Which brings us to Instagram nano-influencers, whose growing popularity is likely to be one of the big stories in the marketing world as 2019 continues to unfold.

But for all the promise of nano-influencers, marketing professionals need to recognize that campaigns that rely on nano-influencers are almost certain to require more time and more management attention than other types of social-media campaigns.

Who Are Nano-influencers?

Although definitions vary, most marketers characterize nano-influencers as those who have fewer than 1,000 Instagram followers. That number is so small that it’s almost a guarantee that the influencer has personal relationships with a large portion — probably even a majority — of the followers.

And from that personal relationship, which is closely akin to the word-of-mouth relationships of old, the influencer develops solid engagement.

When you’re trying to decide on a new pair of shoes, who are you more likely to believe: Some celebrity who obviously is getting paid hundreds of dollars for a mention in an Instagram post? Or the recommendation of that woman who was a good friend in high school?

Along with authenticity, nano-influencers typically deliver a very sharply delineated audience. In many cases, the audience is local. In other instances, the audience is focused on a well-defined shared interest.  Particularly for marketers who are looking to deliver a geographic market — one town, even one neighborhood — the laser-sharp definition of the nano-influencer is hard to beat.
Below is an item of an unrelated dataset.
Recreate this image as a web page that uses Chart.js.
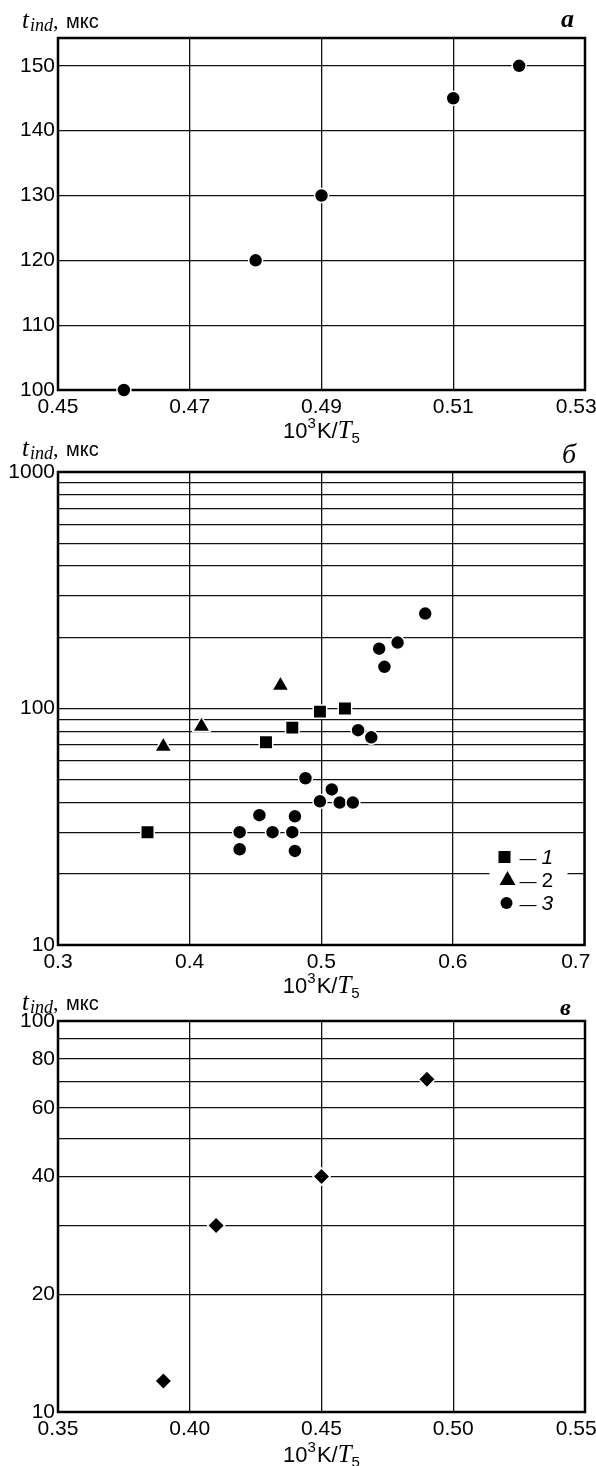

The same goes for a brand targeting a very narrow niche of consumers.

All this comes at a low cost — often, little more than some free product.

But the very aspects of nano-influencers that make their use to attractive — their close relationships with a relatively small group of followers, their authenticity — create challenges.

Connecting With Nanoinfluencers

The biggest challenge for most brands is simply finding appropriate nano-influencers, especially if the reach of the campaign requires a cadre of influencers in markets across the country.

While some outfits such as Audiense and Obviously are building rosters of nano-influencers, most brands will be taking a do-it-yourself approach.

A starting point may be local bloggers.  A couple of Web searches — “trout fishing bloggers in Denver” — are likely to produce some useful leads.  Researching hashtags can be equally fruitful, especially if the keywords are sharply focused.

Marketers shouldn’t overlook their current base of fans. Looking through some of the pages that the brand’s existing fans like on social media will help marketers draw a clearly defined picture of their shared interests and will help define the Instagram users who might be useful nano-influencers.  And it’s even possible that some of the existing fans may have audiences of their own and would be interested in developing an influencer relationship.

Be Mindful of Potential Challenges

Remember, however, that the very authenticity of nano-influencers means that they are not polished marketing professionals. They probably don’t understand the need for prior review of their content. They may balk at the requirement for a contract. Some may have misgivings about receiving payment for pitching products to their friends.

Brands may find, too, that they need to invest time to educate nano-influencers about the brand and its messages. The power of authenticity that nano-influencers put to use on behalf of a brand can be equally corrosive if their content strays too far from the brand’s core message. And it’s sometimes challenging to balance authenticity with the marketers’ understandable desire to control the message.

That’s why it makes sense to start slowly.  Reach out to the Instagram user and offer free product in exchange for a post.  From there, begin building a relationship.

But be slow to commit.

Savvy marketers remain selective, even when they’re working with nano-influencers. No matter how many followers an influencer might have, the relationships aren’t productive for brands if they do nothing but build awareness.  Effective influencers, whether mega- or nano-, drive action and sales. Only time will serve to gauge these results.